Is it devoted even to some less popular purpose, like Egyptian excavations, or polar expeditions, or the endowment of some favourite study,—some object which the mass of the people do not quite understand, but which they vaguely recognize as having an ideal air? Then the donor is respected even by the people who wonder why he does that particular thing.

Is it merely hoarded, or used for selfish and extravagant luxury? Then the possessor is regarded with suspicion, with hostility, or with half-humorous contempt.

There is, in fact, as much difference in the comparative standing of multi-millionnaires in America as there is in the comparative standing of lawyers or politicians. Even in the same family, when a great fortune is divided, the heir who makes a good and fine use of the inheritance receives the tribute of affection and praise, while the heir who hoards it, or squanders it ignobly, receives only the tribute of notoriety,—which is quite a different thing. The power of discrimination has not been altogether blinded by the glitter of gold. The soul of the people in America accepts the law of the moral dividend which says Richesse oblige.
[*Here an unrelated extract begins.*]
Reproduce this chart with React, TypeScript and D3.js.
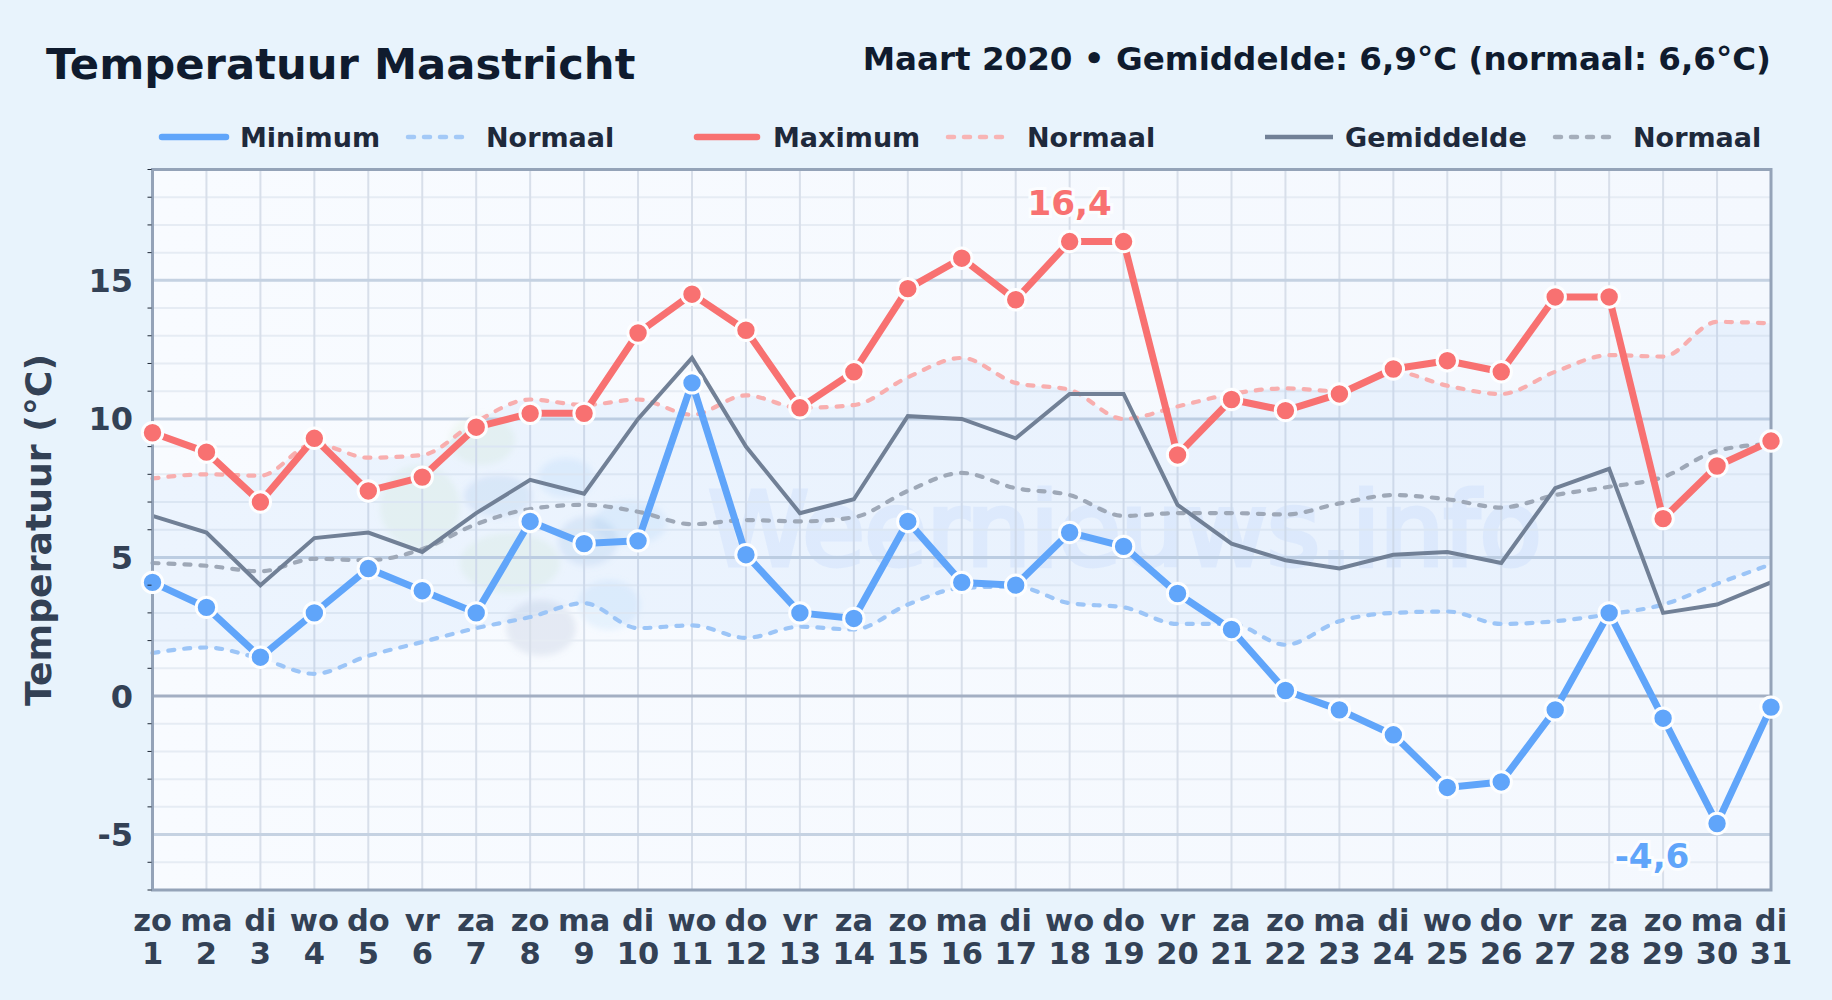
import { useEffect, useRef } from "react";
import * as d3 from "d3";

const WEEKDAYS = ["zo","ma","di","wo","do","vr","za","zo","ma","di","wo","do","vr","za","zo","ma","di","wo","do","vr","za","zo","ma","di","wo","do","vr","za","zo","ma","di"];
const DAYS = d3.range(1, 32);

const T_MAX = [9.5,8.8,7.0,9.3,7.4,7.9,9.7,10.2,10.2,13.1,14.5,13.2,10.4,11.7,14.7,15.8,14.3,16.4,16.4,8.7,10.7,10.3,10.9,11.8,12.1,11.7,14.4,14.4,6.4,8.3,9.2];
const T_MIN = [4.1,3.2,1.4,3.0,4.6,3.8,3.0,6.3,5.5,5.6,11.3,5.1,3.0,2.8,6.3,4.1,4.0,5.9,5.4,3.7,2.4,0.2,-0.5,-1.4,-3.3,-3.1,-0.5,3.0,-0.8,-4.6,-0.4];
const T_AVG = [6.5,5.9,4.0,5.7,5.9,5.2,6.6,7.8,7.3,10.0,12.2,9.0,6.6,7.1,10.1,10.0,9.3,10.9,10.9,6.9,5.5,4.9,4.6,5.1,5.2,4.8,7.5,8.2,3.0,3.3,4.1];
const NORM_MAX = [7.85,8.0,7.95,9.1,8.6,8.7,9.9,10.7,10.5,10.7,10.15,10.85,10.4,10.5,11.5,12.2,11.3,11.05,10.0,10.45,10.9,11.1,11.0,11.7,11.2,10.9,11.7,12.3,12.25,13.5,13.45];
const NORM_AVG = [4.8,4.7,4.5,4.95,4.9,5.3,6.2,6.75,6.9,6.65,6.2,6.35,6.3,6.45,7.4,8.05,7.5,7.25,6.5,6.6,6.6,6.55,6.95,7.25,7.1,6.8,7.25,7.55,7.9,8.85,9.1];
const NORM_MIN = [1.55,1.75,1.35,0.8,1.45,1.95,2.45,2.85,3.35,2.45,2.55,2.1,2.5,2.4,3.3,3.9,3.95,3.35,3.2,2.6,2.6,1.85,2.7,3.0,3.05,2.6,2.7,2.95,3.3,4.05,4.75];

const MAJOR_TICKS = [-5, 0, 5, 10, 15];
const MINOR_TICKS = d3.range(-7, 20).filter((v) => v % 5 !== 0);

const BLUE = "#60a5fa";
const RED = "#f87171";
const SLATE = "#718096";
const FONT = "'DejaVu Sans', sans-serif";

const W = 1832;
const H = 1000;
const plot = { left: 152.5, right: 1771, top: 169.5, bottom: 890 };

// legend: [swatch start, swatch end, text x, label, colour, dashed, width]
const LEGEND: [number, number, number, string, string, boolean, number][] = [
  [162, 226, 240, "Minimum", BLUE, false, 6.5],
  [408, 462, 486, "Normaal", "#a3c9f7", true, 4.5],
  [697, 757, 773, "Maximum", RED, false, 6.5],
  [948, 1004, 1027, "Normaal", "#f8b4b4", true, 4.5],
  [1265, 1333, 1345, "Gemiddelde", SLATE, false, 4.5],
  [1555, 1617, 1633, "Normaal", "#a5aebb", true, 4.5],
];

// logo blobs behind the plot: [cx, cy, rx, ry, colour]
const BLOBS: [number, number, number, number, string][] = [
  [482, 440, 33, 25, "#bfe3b4"],
  [420, 507, 40, 42, "#bfe3b4"],
  [510, 563, 50, 30, "#bfe3b4"],
  [498, 496, 34, 21, "#7fa8d8"],
  [566, 478, 28, 20, "#8cc4f5"],
  [630, 523, 37, 22, "#8cc4f5"],
  [588, 541, 30, 25, "#7fa8d8"],
  [609, 605, 31, 25, "#8cc4f5"],
  [541, 628, 35, 28, "#8098b8"],
];

export default function App() {
  const svgRef = useRef<SVGSVGElement>(null);

  useEffect(() => {
    if (!svgRef.current) return;
    const svg = d3.select(svgRef.current);
    svg.selectAll("*").remove();

    const x = d3.scaleLinear().domain([1, 31]).range([plot.left, plot.right]);
    const y = d3.scaleLinear().domain([-7, 19]).range([plot.bottom, plot.top]);

    const defs = svg.append("defs");
    const grad = defs.append("linearGradient").attr("id", "plotBg").attr("x1", 0).attr("x2", 1).attr("y1", 0).attr("y2", 0);
    grad.append("stop").attr("offset", "0%").attr("stop-color", "#f8fbff");
    grad.append("stop").attr("offset", "100%").attr("stop-color", "#f4f8fe");
    defs.append("filter").attr("id", "soft").append("feGaussianBlur").attr("stdDeviation", 3);
    defs.append("clipPath").attr("id", "plotClip").append("rect")
      .attr("x", plot.left).attr("y", plot.top)
      .attr("width", plot.right - plot.left).attr("height", plot.bottom - plot.top);

    svg.append("rect").attr("width", W).attr("height", H).attr("fill", "#e8f3fc");
    svg.append("rect")
      .attr("x", plot.left).attr("y", plot.top)
      .attr("width", plot.right - plot.left).attr("height", plot.bottom - plot.top)
      .attr("fill", "url(#plotBg)");

    // watermark
    const wm = svg.append("g").attr("clip-path", "url(#plotClip)");
    wm.append("text")
      .attr("x", 1125).attr("y", 565).attr("text-anchor", "middle")
      .attr("font-family", FONT).attr("font-size", 101)
      .attr("fill", "#3b82f6").attr("stroke", "#3b82f6").attr("stroke-width", 5)
      .attr("opacity", 0.065)
      .text("Weernieuws.info");
    wm.append("g").attr("filter", "url(#soft)").selectAll("ellipse")
      .data(BLOBS).enter().append("ellipse")
      .attr("cx", (d) => d[0]).attr("cy", (d) => d[1])
      .attr("rx", (d) => d[2]).attr("ry", (d) => d[3])
      .attr("fill", (d) => d[4]).attr("opacity", 0.16);

    // grid
    const grid = svg.append("g");
    grid.selectAll(".minor").data(MINOR_TICKS).enter().append("line")
      .attr("x1", plot.left).attr("x2", plot.right)
      .attr("y1", (d) => y(d)).attr("y2", (d) => y(d))
      .attr("stroke", "#e6ecf4").attr("stroke-width", 2);
    grid.selectAll(".vert").data(DAYS).enter().append("line")
      .attr("x1", (d) => x(d)).attr("x2", (d) => x(d))
      .attr("y1", plot.top).attr("y2", plot.bottom)
      .attr("stroke", "#d8dfea").attr("stroke-width", 2);
    grid.selectAll(".major").data(MAJOR_TICKS).enter().append("line")
      .attr("x1", plot.left).attr("x2", plot.right)
      .attr("y1", (d) => y(d)).attr("y2", (d) => y(d))
      .attr("stroke", (d) => (d === 0 ? "#a3afc3" : "#c5d2e2"))
      .attr("stroke-width", 3);

    // band between the normal minimum and maximum
    const band = d3.area<number>()
      .x((_, i) => x(DAYS[i]))
      .y0((_, i) => y(NORM_MIN[i]))
      .y1((d) => y(d))
      .curve(d3.curveMonotoneX);
    svg.append("path").attr("d", band(NORM_MAX)).attr("fill", "#3b82f6").attr("opacity", 0.06);

    const line = d3.line<number>().x((_, i) => x(DAYS[i])).y((d) => y(d));
    const smooth = d3.line<number>().x((_, i) => x(DAYS[i])).y((d) => y(d)).curve(d3.curveMonotoneX);

    const dashed = (values: number[], color: string) =>
      svg.append("path").attr("d", smooth(values)).attr("fill", "none")
        .attr("stroke", color).attr("stroke-width", 4.2)
        .attr("stroke-dasharray", "6 10").attr("stroke-linecap", "round");

    dashed(NORM_MIN, "#9cc5f7");
    dashed(NORM_MAX, "#f8aeae");
    dashed(NORM_AVG, "#9ea8b7");

    svg.append("path").attr("d", line(T_AVG)).attr("fill", "none")
      .attr("stroke", SLATE).attr("stroke-width", 4);

    const solid = (values: number[], color: string) => {
      svg.append("path").attr("d", line(values)).attr("fill", "none")
        .attr("stroke", color).attr("stroke-width", 7).attr("stroke-linejoin", "round");
    };
    solid(T_MIN, BLUE);
    solid(T_MAX, RED);

    // frame
    svg.append("rect")
      .attr("x", plot.left).attr("y", plot.top)
      .attr("width", plot.right - plot.left).attr("height", plot.bottom - plot.top)
      .attr("fill", "none").attr("stroke", "#94a3b8").attr("stroke-width", 3);

    const dots = (values: number[], color: string) =>
      svg.append("g").selectAll("circle").data(values).enter().append("circle")
        .attr("cx", (_, i) => x(DAYS[i])).attr("cy", (d) => y(d))
        .attr("r", 10.2).attr("fill", color)
        .attr("stroke", "#fdfeff").attr("stroke-width", 3);
    dots(T_MIN, BLUE);
    dots(T_MAX, RED);

    // minor ticks
    svg.append("g").selectAll("line").data(MINOR_TICKS).enter().append("line")
      .attr("x1", plot.left - 5).attr("x2", plot.left - 1)
      .attr("y1", (d) => y(d)).attr("y2", (d) => y(d))
      .attr("stroke", "#1f2937").attr("stroke-width", 1);

    // y labels
    svg.append("g").selectAll("text").data(MAJOR_TICKS).enter().append("text")
      .attr("x", 133).attr("y", (d) => y(d) + 11.5)
      .attr("text-anchor", "end")
      .attr("font-family", FONT).attr("font-weight", "bold").attr("font-size", 32)
      .attr("fill", "#334155")
      .text((d) => d);

    svg.append("text")
      .attr("transform", `translate(51,530) rotate(-90)`)
      .attr("text-anchor", "middle")
      .attr("font-family", FONT).attr("font-weight", "bold").attr("font-size", 36.2)
      .attr("fill", "#334155")
      .text("Temperatuur (°C)");

    // x labels
    const xl = svg.append("g")
      .attr("font-family", FONT).attr("font-weight", "bold").attr("font-size", 30.5)
      .attr("fill", "#334155").attr("text-anchor", "middle");
    xl.selectAll(".wd").data(WEEKDAYS).enter().append("text")
      .attr("x", (_, i) => x(DAYS[i])).attr("y", 931).text((d) => d);
    xl.selectAll(".dn").data(DAYS).enter().append("text")
      .attr("x", (d) => x(d)).attr("y", 964).text((d) => d);

    // extreme labels
    const peak = (day: number, value: number, dx: number, dy: number, color: string) =>
      svg.append("text")
        .attr("x", x(day) + dx).attr("y", y(value) + dy)
        .attr("text-anchor", "middle")
        .attr("font-family", FONT).attr("font-weight", "bold").attr("font-size", 34.2)
        .attr("fill", color)
        .attr("stroke", "#fbfdff").attr("stroke-width", 6).attr("paint-order", "stroke")
        .text(String(value).replace(".", ","));
    peak(18, d3.max(T_MAX) ?? 0, 0, -26.5, RED);
    peak(30, d3.min(T_MIN) ?? 0, -65, 45, BLUE);

    // titles
    svg.append("text").attr("x", 46).attr("y", 79)
      .attr("font-family", FONT).attr("font-weight", "bold").attr("font-size", 43.3)
      .attr("fill", "#0f1b2e").text("Temperatuur Maastricht");
    svg.append("text").attr("x", 1771).attr("y", 70).attr("text-anchor", "end")
      .attr("font-family", FONT).attr("font-weight", "bold").attr("font-size", 32.55)
      .attr("fill", "#0f1b2e").text("Maart 2020 • Gemiddelde: 6,9°C (normaal: 6,6°C)");

    // legend
    const lg = svg.append("g").selectAll("g").data(LEGEND).enter().append("g");
    lg.append("line")
      .attr("x1", (d) => d[0]).attr("x2", (d) => d[1]).attr("y1", 137).attr("y2", 137)
      .attr("stroke", (d) => d[4]).attr("stroke-width", (d) => d[6])
      .attr("stroke-linecap", (d) => (d[4] === SLATE ? "butt" : "round"))
      .attr("stroke-dasharray", (d) => (d[5] ? "6 10" : null));
    lg.append("text")
      .attr("x", (d) => d[2]).attr("y", 146.5)
      .attr("font-family", FONT).attr("font-weight", "bold").attr("font-size", 27)
      .attr("fill", "#1e293b")
      .text((d) => d[3]);
  }, []);

  return (
    <svg
      ref={svgRef}
      width={W}
      height={H}
      style={{ position: "fixed", left: 0, top: 0, display: "block" }}
      role="img"
      aria-label="Temperatuur Maastricht, maart 2020"
    />
  );
}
Here I might stop, were it not for the fact that still another factor is coming into the attitude of the American people toward great wealth, concentrated wealth. There is a growing apprehension that the will-power of one man may be so magnified and extended by the enormous accumulation of the results of his energy and skill as to interfere with the free exercise of the will-power of other men. There is a feeling that great trusts carry within themselves the temptation to industrial oppression, that the liberty of individual initiative may be threatened, that the private man may find himself in a kind of bondage to these immense and potent artificial personalities created by the law.

Beyond a doubt this feeling is spreading. Beyond a doubt it will lead to some peaceful effort to regulate and control the great corporations in their methods. And if that fails, what then? Probably an effort to make the concentration of large wealth in a few hands more difficult if not impossible. And if that fails, what then? Who knows? But I think it is not likely to be anything of the nature of communism.

The ruling passion of America is not equality, but personal freedom for every man to exercise his will-power under a system of self-reliance and fair play.